= Data shown =
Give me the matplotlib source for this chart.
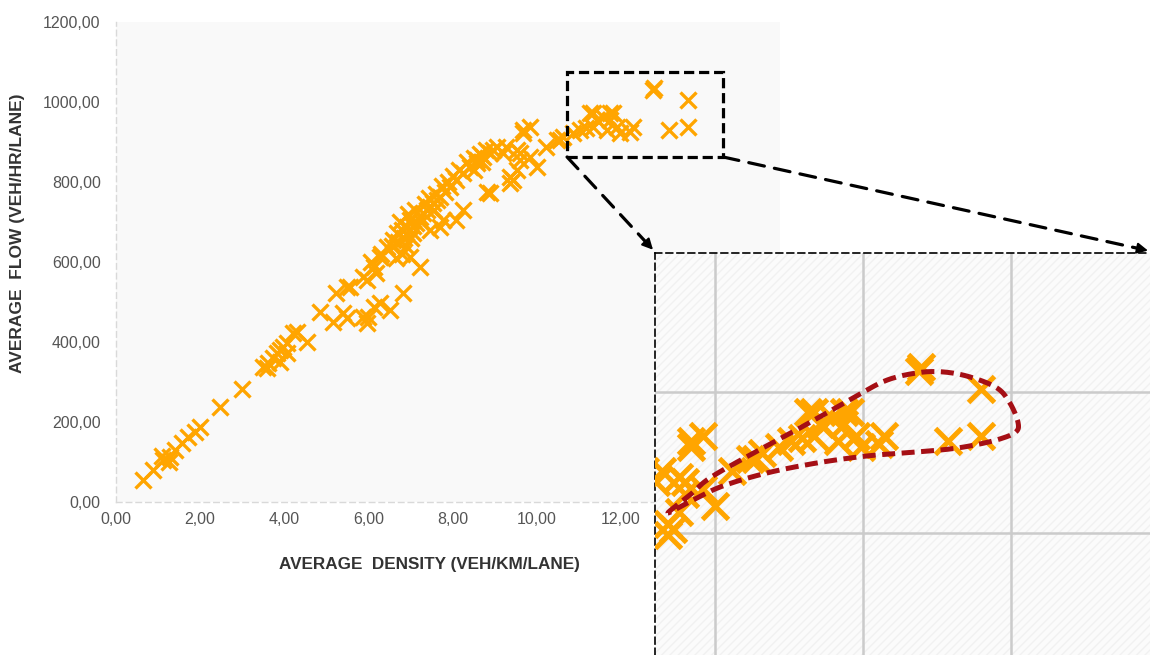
import numpy as np
import matplotlib
matplotlib.use("Agg")
import matplotlib.pyplot as plt
from matplotlib.patches import Rectangle, ConnectionPatch
from matplotlib.ticker import FuncFormatter

plt.rcParams["font.family"] = ["Liberation Sans", "DejaVu Sans"]

# ---- observations: average density (veh/km/lane) vs average flow (veh/hr/lane)
density = [
    0.65, 0.89, 1.12, 1.28, 1.40, 1.56, 1.72, 1.88, 2.00, 1.10, 1.25,
    2.47, 2.99,
    3.50, 3.58, 3.62, 3.74, 3.82, 3.90, 3.90, 3.98, 4.06, 4.06, 4.21, 4.29, 4.53,
    4.85, 5.16, 5.24, 5.40, 5.48, 5.48, 5.56, 5.88, 5.96, 6.00, 6.12, 6.27, 6.51, 6.83,
    5.88, 5.96, 6.12, 6.19, 6.27, 6.43, 6.59, 6.67, 6.79, 6.91, 6.99, 7.07, 7.14,
    7.22, 7.30, 7.38, 7.46, 7.54, 7.62, 7.70, 7.82, 7.94, 8.09, 8.25, 8.41, 8.57,
    8.73, 8.89, 9.05, 9.20,
    6.55, 6.70, 6.75, 6.85, 6.95, 7.05, 7.10, 7.25, 7.35, 7.45, 7.55, 7.60, 7.75,
    7.90, 8.00, 8.15, 8.35, 8.50, 8.65, 8.80, 8.50, 8.70, 6.65, 6.90, 7.00, 6.80,
    6.05, 6.30,
    7.22, 6.99, 7.46, 7.70, 7.78, 8.09, 8.25, 8.81, 8.89,
    9.36, 9.52, 9.60, 9.52, 9.68, 9.84, 10.00, 9.36, 9.28, 9.44, 9.60,
    10.23, 10.63, 9.68, 9.84, 10.55, 10.47, 8.97, 8.57,
    12.76, 12.79, 13.60, 13.60, 13.15, 12.29, 12.22, 11.90, 11.74, 11.58, 11.42,
    11.34, 11.18, 11.03, 10.87, 11.66, 11.82, 11.98, 11.26, 11.34, 11.74,
]
flow = [
    55, 80, 105, 113, 130, 147, 163, 176, 188, 115, 100,
    238, 282,
    338, 334, 347, 359, 372, 380, 351, 388, 397, 372, 422, 426, 401,
    476, 451, 522, 472, 538, 459, 538, 463, 447, 463, 488, 497, 480, 522,
    563, 555, 588, 572, 613, 638, 655, 672, 680, 688, 705, 672, 697,
    713, 722, 730, 738, 747, 755, 763, 776, 788, 805, 822, 838, 847,
    863, 872, 888, 872,
    640, 650, 700, 660, 720, 690, 730, 700, 745, 760, 730, 770, 790,
    800, 815, 830, 850, 860, 870, 880, 830, 850, 610, 640, 660, 620,
    600, 620,
    588, 613, 680, 688, 705, 705, 730, 776, 772,
    813, 830, 855, 880, 922, 863, 838, 797, 888, 805, 872,
    888, 913, 930, 938, 905, 905, 880, 855,
    1030, 1035, 1004, 938, 930, 938, 926, 938, 955, 963, 955,
    938, 934, 930, 922, 930, 972, 922, 972, 972, 972,
]

x_ticks = [0, 2, 4, 6, 8, 10, 12, 14]
y_ticks = [0, 200, 400, 600, 800, 1000, 1200]

# zoomed window (same data, magnified) and its grid
zoom_xlim = (9.19, 15.88)
zoom_ylim = (627, 1197)
zoom_xgrid = [10, 12, 14]
zoom_ygrid = [800, 1000]

# region highlighted on the main chart
box_x = (10.72, 14.43)
box_y = (862.5, 1075)

# outline of the capacity loop inside the zoomed window
loop_x = [9.365, 9.662, 9.932, 10.473, 11.149, 11.824, 12.297, 12.730, 13.081,
          13.446, 13.811, 13.986, 14.095, 14.068, 13.851, 13.514, 13.176,
          12.730, 12.054, 11.378, 10.703, 10.108, 9.730]
loop_y = [828.4, 853.9, 878.0, 910.6, 948.9, 988.7, 1015.6, 1027.0, 1028.4,
          1021.3, 1005.7, 984.4, 957.4, 943.3, 933.3, 924.8, 919.1,
          914.9, 909.2, 899.3, 885.1, 866.7, 848.2]

MARK = "#FFA500"
W, H = 1150, 655

fig = plt.figure(figsize=(W / 100, H / 100), dpi=100)
fig.patch.set_facecolor("white")

# ---- main chart
ax = fig.add_axes([116 / W, 1 - 502 / H, (780 - 116) / W, (502 - 22) / H])
ax.set_facecolor("#f9f9f9")
ax.plot(density, flow, linestyle="none", marker="x", ms=11.5, mew=2.4,
        color=MARK, zorder=3)
ax.set_xlim(0, 15.78)
ax.set_ylim(0, 1200)
ax.set_xticks(x_ticks)
ax.set_yticks(y_ticks)
comma = FuncFormatter(lambda v, p: f"{v:.2f}".replace(".", ","))
ax.xaxis.set_major_formatter(comma)
ax.yaxis.set_major_formatter(comma)
ax.tick_params(length=0, labelsize=11.5, colors="#555555")
ax.tick_params(axis="y", pad=11)
ax.tick_params(axis="x", pad=7)
for s in ("top", "right"):
    ax.spines[s].set_visible(False)
for s in ("left", "bottom"):
    ax.spines[s].set_color("#d9d9d9")
    ax.spines[s].set_linewidth(1.0)
    ax.spines[s].set_linestyle((0, (4, 3)))

fig.text(18 / W, 1 - 233 / H, "AVERAGE  FLOW (VEH/HR/LANE)", rotation=90,
         ha="center", va="center", fontsize=12.5, fontweight="bold", color="#333333")
fig.text(429 / W, 1 - 565 / H, "AVERAGE  DENSITY (VEH/KM/LANE)",
         ha="center", va="center", fontsize=12.3, fontweight="bold", color="#333333")

# highlighted window
ax.add_patch(Rectangle((box_x[0], box_y[0]), box_x[1] - box_x[0], box_y[1] - box_y[0],
                       fill=False, ec="black", lw=2.3, ls=(0, (3.2, 1.5)), zorder=5))

# ---- magnified view
axin = fig.add_axes([655 / W, 0, (W - 655) / W, (H - 253) / H])
axin.set_facecolor("#fbfbfb")
axin.add_patch(Rectangle((0, 0), 1, 1, transform=axin.transAxes, facecolor="none",
                         edgecolor="#f1f1f1", hatch="////", lw=0, zorder=0))
axin.set_xlim(*zoom_xlim)
axin.set_ylim(*zoom_ylim)
axin.set_xticks(zoom_xgrid)
axin.set_yticks(zoom_ygrid)
axin.tick_params(length=0, labelbottom=False, labelleft=False)
axin.set_axisbelow(True)
axin.grid(True, color="#cbcbcb", lw=1.8)
axin.plot(density, flow, linestyle="none", marker="x", ms=19, mew=3.6,
          color=MARK, zorder=3)


def closed_spline(px, py, n=24):
    P = np.column_stack([px, py])
    m = len(P)
    t = np.linspace(0, 1, n, endpoint=False)[:, None]
    out = []
    for i in range(m):
        p0, p1, p2, p3 = P[i - 1], P[i], P[(i + 1) % m], P[(i + 2) % m]
        seg = 0.5 * ((2 * p1) + (-p0 + p2) * t + (2 * p0 - 5 * p1 + 4 * p2 - p3) * t ** 2
                     + (-p0 + 3 * p1 - 3 * p2 + p3) * t ** 3)
        out.append(seg)
    out.append(P[:1])
    out = np.vstack(out)
    return out[:, 0], out[:, 1]


lx, ly = closed_spline(loop_x, loop_y)
axin.plot(lx, ly, color="#a50f15", lw=3.6, ls=(0, (2.6, 1.3)), zorder=4)

for s in ("right", "bottom"):
    axin.spines[s].set_visible(False)
for s in ("left", "top"):
    axin.spines[s].set_color("black")
    axin.spines[s].set_linewidth(1.2)
    axin.spines[s].set_linestyle((0, (4, 2.6)))

# ---- connectors from the highlighted window to the magnified view
starts = [(box_x[0], box_y[0]), (box_x[1], box_y[0])]
ends = [(-0.004, 1.008), (0.996, 1.006)]
for a, b in zip(starts, ends):
    pa = ax.transData.transform(a)
    pb = axin.transAxes.transform(b)
    d = (pb - pa) / np.hypot(*(pb - pa))
    pmid = pb - d * 12
    fig.add_artist(ConnectionPatch(xyA=tuple(pa), coordsA="figure pixels",
                                   xyB=tuple(pmid), coordsB="figure pixels",
                                   color="black", lw=2.3, ls=(0, (5, 3.2)),
                                   zorder=10))
    fig.add_artist(ConnectionPatch(xyA=tuple(pb - d * 14), coordsA="figure pixels",
                                   xyB=tuple(pb), coordsB="figure pixels",
                                   arrowstyle="-|>", mutation_scale=16,
                                   color="black", lw=1.5, zorder=10))

fig.savefig("out.png", dpi=100)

= What is asked =
Return all lines with the word "matplotlib" in them.

= Finished answer =
Give me the matplotlib source for this chart.
import matplotlib
matplotlib.use("Agg")
import matplotlib.pyplot as plt
from matplotlib.patches import Rectangle, ConnectionPatch
from matplotlib.ticker import FuncFormatter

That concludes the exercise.